• _Task instructions_
Set all the material down again unchanged, without the pictures.

----- Data extract -----

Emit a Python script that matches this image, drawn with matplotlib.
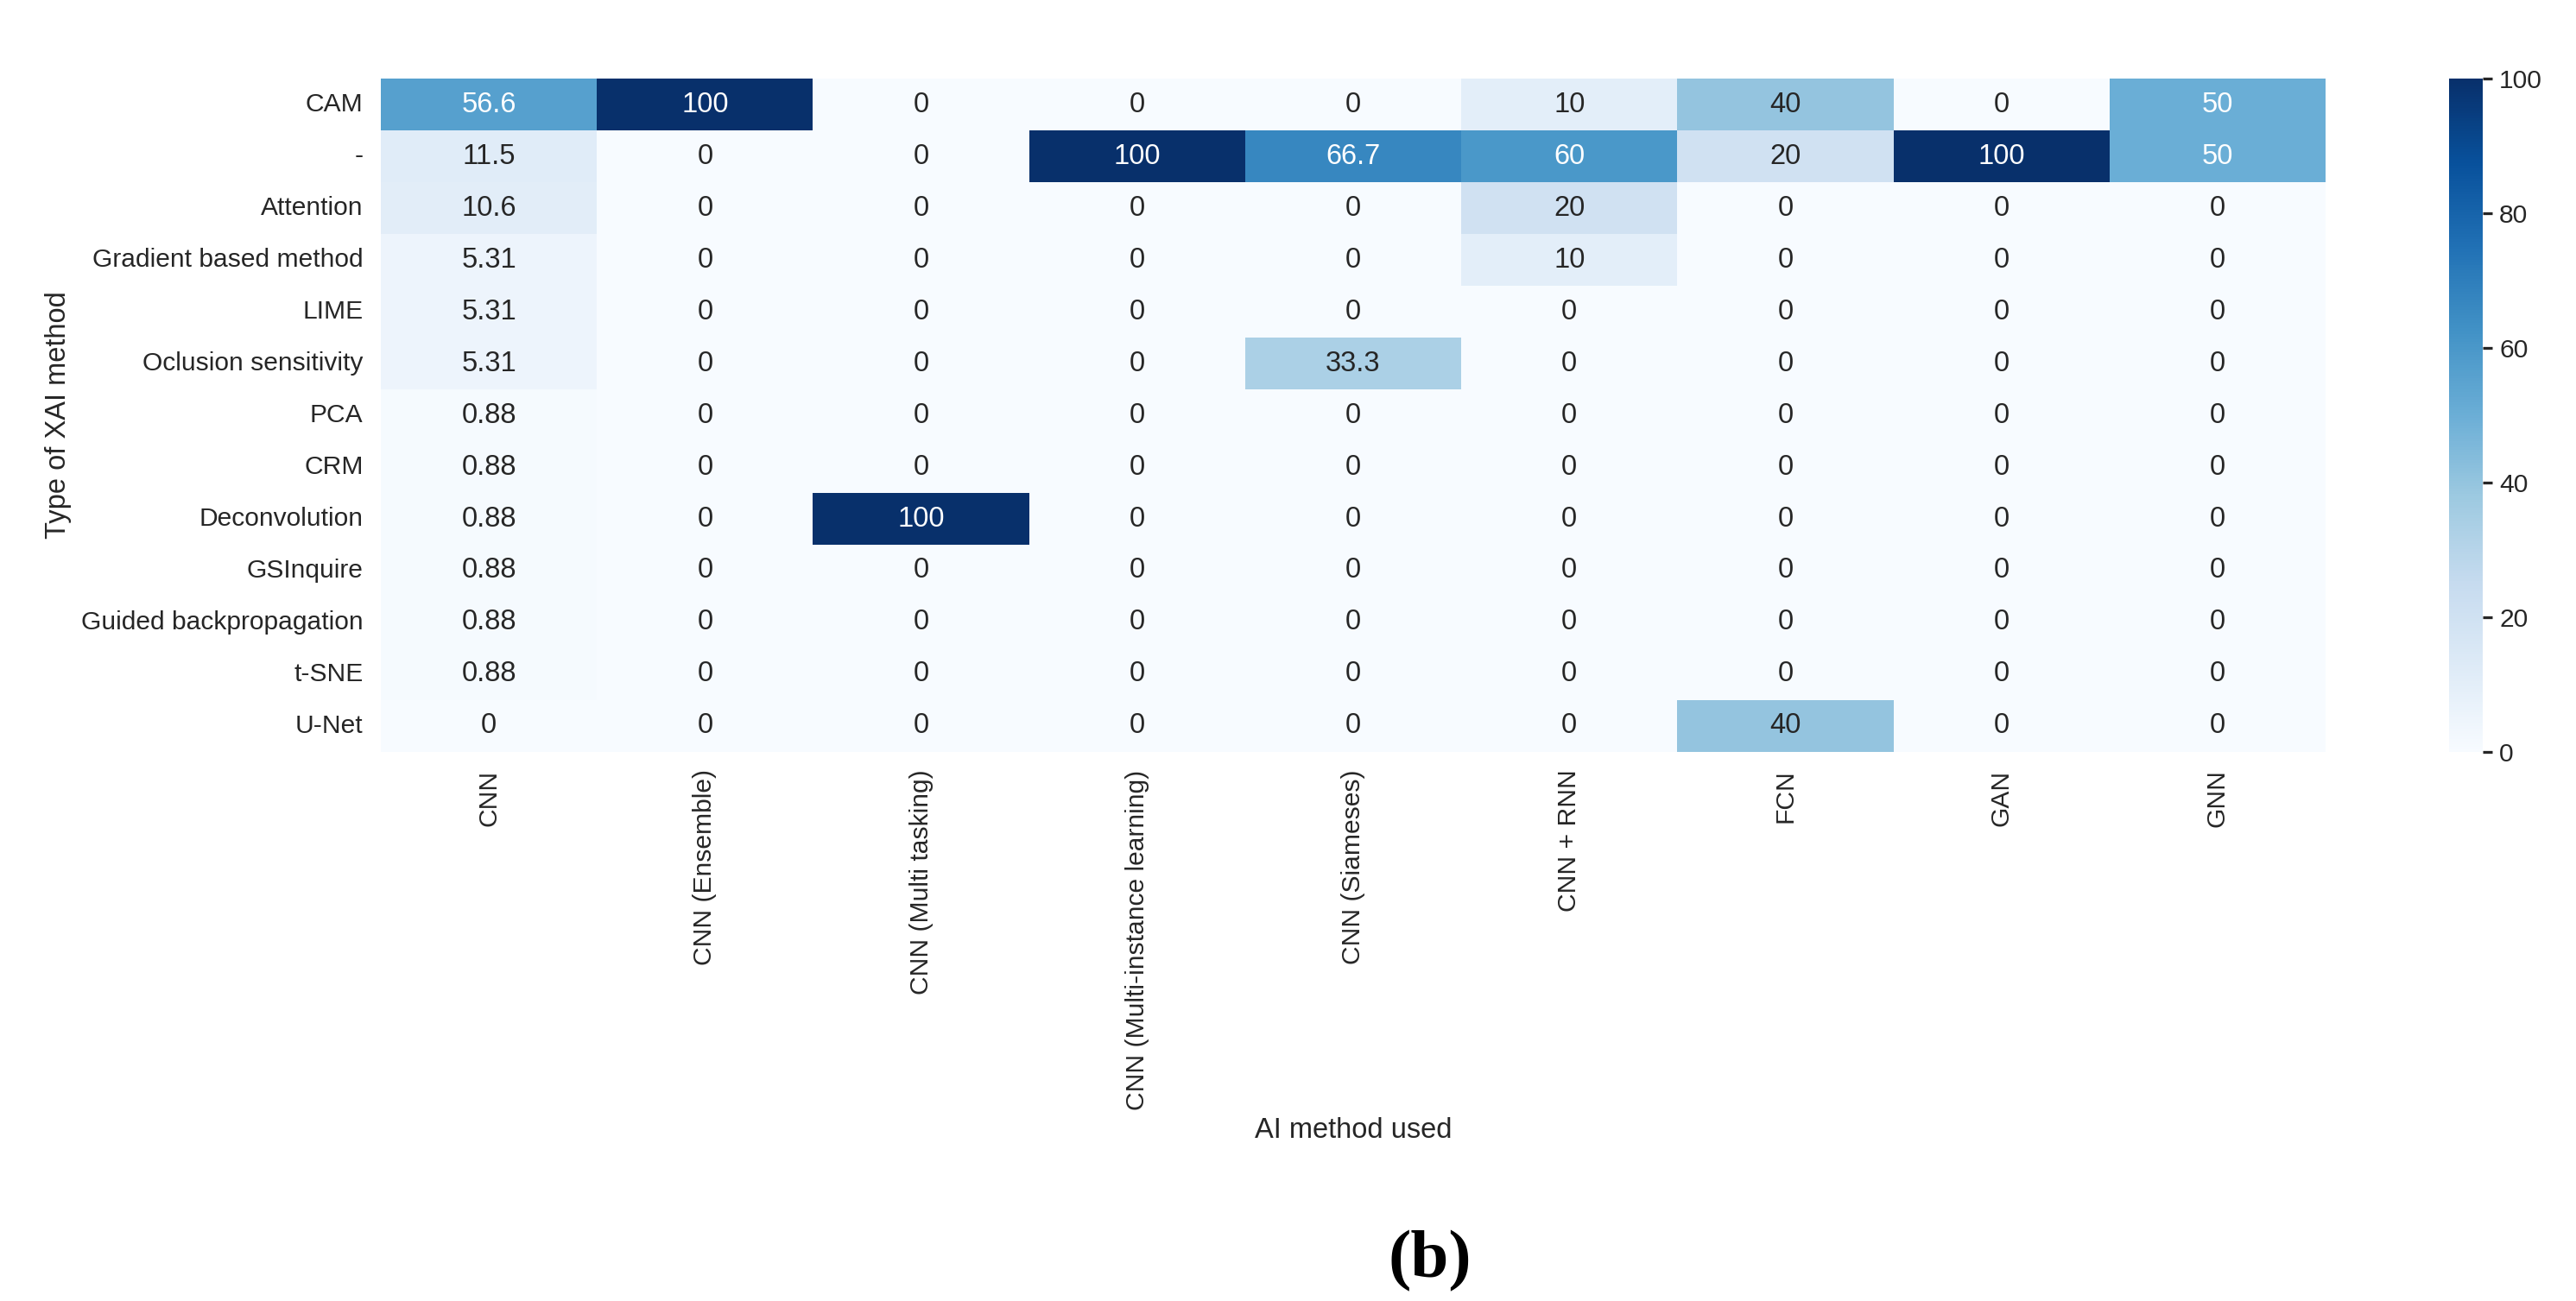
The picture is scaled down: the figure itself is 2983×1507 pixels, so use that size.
import matplotlib
matplotlib.use("Agg")
import matplotlib.pyplot as plt
import seaborn as sns
import pandas as pd

# ---- data ----
xai_methods = ["CAM", "-", "Attention", "Gradient based method", "LIME",
               "Oclusion sensitivity", "PCA", "CRM", "Deconvolution",
               "GSInquire", "Guided backpropagation", "t-SNE", "U-Net"]
ai_methods = ["CNN", "CNN (Ensemble)", "CNN (Multi tasking)",
              "CNN (Multi-instance learning)", "CNN (Siameses)", "CNN + RNN",
              "FCN", "GAN", "GNN"]

cnn = [56.6, 11.5, 10.6, 5.31, 5.31, 5.31, 0.88, 0.88, 0.88, 0.88, 0.88, 0.88, 0]
cnn_ensemble = [100, 0, 0, 0, 0, 0, 0, 0, 0, 0, 0, 0, 0]
cnn_multitask = [0, 0, 0, 0, 0, 0, 0, 0, 100, 0, 0, 0, 0]
cnn_mil = [0, 100, 0, 0, 0, 0, 0, 0, 0, 0, 0, 0, 0]
cnn_siamese = [0, 66.7, 0, 0, 0, 33.3, 0, 0, 0, 0, 0, 0, 0]
cnn_rnn = [10, 60, 20, 10, 0, 0, 0, 0, 0, 0, 0, 0, 0]
fcn = [40, 20, 0, 0, 0, 0, 0, 0, 0, 0, 0, 0, 40]
gan = [0, 100, 0, 0, 0, 0, 0, 0, 0, 0, 0, 0, 0]
gnn = [50, 50, 0, 0, 0, 0, 0, 0, 0, 0, 0, 0, 0]

columns = [cnn, cnn_ensemble, cnn_multitask, cnn_mil, cnn_siamese,
           cnn_rnn, fcn, gan, gnn]
df = pd.DataFrame({name: col for name, col in zip(ai_methods, columns)},
                  index=xai_methods)

# ---- style ----
sns.set_theme(style="white")
plt.rcParams["font.family"] = ["Liberation Sans", "DejaVu Sans"]

DPI = 196
fig = plt.figure(figsize=(2983 / DPI, 1507 / DPI), dpi=DPI)
ax = fig.add_axes([441 / 2983, 1 - 871 / 1507, (2693 - 441) / 2983, 780 / 1507])
cax = fig.add_axes([2836 / 2983, 1 - 871 / 1507, 39 / 2983, 780 / 1507])

sns.heatmap(df, ax=ax, cbar_ax=cax, cmap="Blues", vmin=0, vmax=100,
            annot=True, fmt=".3g", annot_kws={"fontsize": 12})

ax.tick_params(axis="both", length=0, pad=7.5, labelsize=11, colors=".15")
ax.set_xticklabels(ai_methods, rotation=90)
ax.set_yticklabels(xai_methods, rotation=0)
ax.set_xlabel("AI method used", fontsize=12, color=".15", labelpad=3)
ax.set_ylabel("Type of XAI method", fontsize=12, color=".15", labelpad=4)

cax.tick_params(length=4, width=1.2, labelsize=11, colors=".15", pad=3)
cax.set_yticks([0, 20, 40, 60, 80, 100])

fig.text(1656 / 2983, 1 - 1461 / 1507, "(b)", ha="center", va="center",
         fontsize=29, fontweight="bold", family=["Liberation Serif", "DejaVu Serif"],
         color="black")

fig.savefig("out.png", dpi=DPI, facecolor="white")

-----

• _Response for this exercise_
Emit a Python script that matches this image, drawn with matplotlib.
The picture is scaled down: the figure itself is 2983×1507 pixels, so use that size.
import matplotlib
matplotlib.use("Agg")
import matplotlib.pyplot as plt
import seaborn as sns
import pandas as pd

# ---- data ----
xai_methods = ["CAM", "-", "Attention", "Gradient based method", "LIME",
               "Oclusion sensitivity", "PCA", "CRM", "Deconvolution",
               "GSInquire", "Guided backpropagation", "t-SNE", "U-Net"]
ai_methods = ["CNN", "CNN (Ensemble)", "CNN (Multi tasking)",
              "CNN (Multi-instance learning)", "CNN (Siameses)", "CNN + RNN",
              "FCN", "GAN", "GNN"]

cnn = [56.6, 11.5, 10.6, 5.31, 5.31, 5.31, 0.88, 0.88, 0.88, 0.88, 0.88, 0.88, 0]
cnn_ensemble = [100, 0, 0, 0, 0, 0, 0, 0, 0, 0, 0, 0, 0]
cnn_multitask = [0, 0, 0, 0, 0, 0, 0, 0, 100, 0, 0, 0, 0]
cnn_mil = [0, 100, 0, 0, 0, 0, 0, 0, 0, 0, 0, 0, 0]
cnn_siamese = [0, 66.7, 0, 0, 0, 33.3, 0, 0, 0, 0, 0, 0, 0]
cnn_rnn = [10, 60, 20, 10, 0, 0, 0, 0, 0, 0, 0, 0, 0]
fcn = [40, 20, 0, 0, 0, 0, 0, 0, 0, 0, 0, 0, 40]
gan = [0, 100, 0, 0, 0, 0, 0, 0, 0, 0, 0, 0, 0]
gnn = [50, 50, 0, 0, 0, 0, 0, 0, 0, 0, 0, 0, 0]

columns = [cnn, cnn_ensemble, cnn_multitask, cnn_mil, cnn_siamese,
           cnn_rnn, fcn, gan, gnn]
df = pd.DataFrame({name: col for name, col in zip(ai_methods, columns)},
                  index=xai_methods)

# ---- style ----
sns.set_theme(style="white")
plt.rcParams["font.family"] = ["Liberation Sans", "DejaVu Sans"]

DPI = 196
fig = plt.figure(figsize=(2983 / DPI, 1507 / DPI), dpi=DPI)
ax = fig.add_axes([441 / 2983, 1 - 871 / 1507, (2693 - 441) / 2983, 780 / 1507])
cax = fig.add_axes([2836 / 2983, 1 - 871 / 1507, 39 / 2983, 780 / 1507])

sns.heatmap(df, ax=ax, cbar_ax=cax, cmap="Blues", vmin=0, vmax=100,
            annot=True, fmt=".3g", annot_kws={"fontsize": 12})

ax.tick_params(axis="both", length=0, pad=7.5, labelsize=11, colors=".15")
ax.set_xticklabels(ai_methods, rotation=90)
ax.set_yticklabels(xai_methods, rotation=0)
ax.set_xlabel("AI method used", fontsize=12, color=".15", labelpad=3)
ax.set_ylabel("Type of XAI method", fontsize=12, color=".15", labelpad=4)

cax.tick_params(length=4, width=1.2, labelsize=11, colors=".15", pad=3)
cax.set_yticks([0, 20, 40, 60, 80, 100])

fig.text(1656 / 2983, 1 - 1461 / 1507, "(b)", ha="center", va="center",
         fontsize=29, fontweight="bold", family=["Liberation Serif", "DejaVu Serif"],
         color="black")

fig.savefig("out.png", dpi=DPI, facecolor="white")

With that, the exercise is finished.